>> BEGIN Data extract

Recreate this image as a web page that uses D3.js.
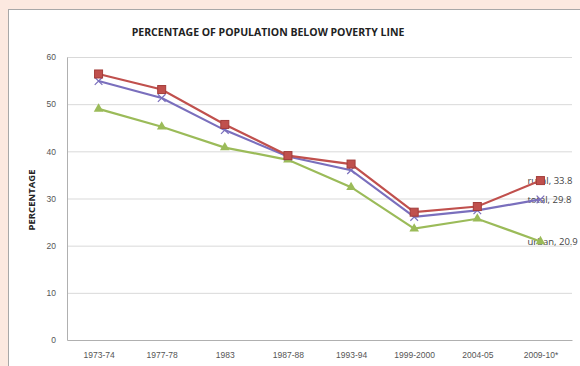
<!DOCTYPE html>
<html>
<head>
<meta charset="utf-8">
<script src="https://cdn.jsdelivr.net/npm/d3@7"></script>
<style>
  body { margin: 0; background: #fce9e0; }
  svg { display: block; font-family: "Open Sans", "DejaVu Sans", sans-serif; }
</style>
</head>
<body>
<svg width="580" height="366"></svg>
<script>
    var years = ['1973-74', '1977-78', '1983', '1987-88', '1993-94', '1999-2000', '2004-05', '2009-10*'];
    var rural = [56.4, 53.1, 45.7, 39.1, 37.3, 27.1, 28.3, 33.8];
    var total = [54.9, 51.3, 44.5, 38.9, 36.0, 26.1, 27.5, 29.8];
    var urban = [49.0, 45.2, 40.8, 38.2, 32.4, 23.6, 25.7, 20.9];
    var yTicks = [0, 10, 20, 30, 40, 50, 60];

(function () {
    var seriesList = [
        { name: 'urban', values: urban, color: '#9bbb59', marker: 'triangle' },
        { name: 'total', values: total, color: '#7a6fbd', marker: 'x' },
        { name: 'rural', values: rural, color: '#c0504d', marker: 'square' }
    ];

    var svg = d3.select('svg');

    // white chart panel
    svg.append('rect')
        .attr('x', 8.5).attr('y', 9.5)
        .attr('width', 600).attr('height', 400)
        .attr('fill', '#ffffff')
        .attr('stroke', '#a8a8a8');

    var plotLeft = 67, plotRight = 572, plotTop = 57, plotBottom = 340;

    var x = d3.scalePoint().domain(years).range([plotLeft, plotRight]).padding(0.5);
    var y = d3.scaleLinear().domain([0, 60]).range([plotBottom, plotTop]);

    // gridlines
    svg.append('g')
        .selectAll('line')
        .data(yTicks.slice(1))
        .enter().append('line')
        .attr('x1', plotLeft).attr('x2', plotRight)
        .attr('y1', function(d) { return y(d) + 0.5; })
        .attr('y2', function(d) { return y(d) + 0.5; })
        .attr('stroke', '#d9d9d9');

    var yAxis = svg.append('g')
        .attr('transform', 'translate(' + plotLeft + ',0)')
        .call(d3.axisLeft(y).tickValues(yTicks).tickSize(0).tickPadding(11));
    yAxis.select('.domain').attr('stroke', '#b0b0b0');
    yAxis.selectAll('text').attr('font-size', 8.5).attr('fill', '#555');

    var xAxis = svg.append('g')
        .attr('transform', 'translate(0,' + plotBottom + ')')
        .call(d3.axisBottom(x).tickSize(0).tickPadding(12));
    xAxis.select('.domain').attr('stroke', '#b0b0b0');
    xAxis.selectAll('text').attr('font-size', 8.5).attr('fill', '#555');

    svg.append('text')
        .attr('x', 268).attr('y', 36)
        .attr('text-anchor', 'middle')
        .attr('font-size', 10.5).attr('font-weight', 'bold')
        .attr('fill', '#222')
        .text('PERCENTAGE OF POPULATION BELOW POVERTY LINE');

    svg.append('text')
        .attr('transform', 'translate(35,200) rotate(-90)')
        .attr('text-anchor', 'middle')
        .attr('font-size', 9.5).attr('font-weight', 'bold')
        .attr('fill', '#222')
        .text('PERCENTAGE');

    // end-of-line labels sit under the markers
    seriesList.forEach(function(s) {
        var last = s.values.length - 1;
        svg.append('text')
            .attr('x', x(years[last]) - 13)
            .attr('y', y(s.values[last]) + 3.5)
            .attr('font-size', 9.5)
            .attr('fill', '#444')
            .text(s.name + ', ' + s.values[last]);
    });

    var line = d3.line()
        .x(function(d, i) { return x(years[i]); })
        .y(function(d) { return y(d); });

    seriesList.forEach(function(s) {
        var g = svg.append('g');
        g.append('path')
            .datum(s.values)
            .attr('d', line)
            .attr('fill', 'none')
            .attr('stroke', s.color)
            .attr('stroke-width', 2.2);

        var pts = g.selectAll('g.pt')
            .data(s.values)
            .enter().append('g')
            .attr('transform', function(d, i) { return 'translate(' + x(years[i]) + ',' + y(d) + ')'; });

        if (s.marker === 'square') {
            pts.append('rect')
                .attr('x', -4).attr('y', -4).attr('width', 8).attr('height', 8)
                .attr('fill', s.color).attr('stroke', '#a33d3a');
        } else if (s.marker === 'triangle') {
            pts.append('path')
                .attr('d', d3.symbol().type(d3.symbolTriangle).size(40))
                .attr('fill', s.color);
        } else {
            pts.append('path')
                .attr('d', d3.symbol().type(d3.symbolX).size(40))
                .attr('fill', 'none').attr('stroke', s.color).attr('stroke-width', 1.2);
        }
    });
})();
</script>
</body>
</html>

>> END Data extract

To do:
Output exactly the span of lines from the top of the listing through the line holding "var yTicks = [0, 10, 20, 30, 40, 50, 60];", and leave every picture out.

Solution to this problem:
Recreate this image as a web page that uses D3.js.
<!DOCTYPE html>
<html>
<head>
<meta charset="utf-8">
<script src="https://cdn.jsdelivr.net/npm/d3@7"></script>
<style>
  body { margin: 0; background: #fce9e0; }
  svg { display: block; font-family: "Open Sans", "DejaVu Sans", sans-serif; }
</style>
</head>
<body>
<svg width="580" height="366"></svg>
<script>
    var years = ['1973-74', '1977-78', '1983', '1987-88', '1993-94', '1999-2000', '2004-05', '2009-10*'];
    var rural = [56.4, 53.1, 45.7, 39.1, 37.3, 27.1, 28.3, 33.8];
    var total = [54.9, 51.3, 44.5, 38.9, 36.0, 26.1, 27.5, 29.8];
    var urban = [49.0, 45.2, 40.8, 38.2, 32.4, 23.6, 25.7, 20.9];
    var yTicks = [0, 10, 20, 30, 40, 50, 60];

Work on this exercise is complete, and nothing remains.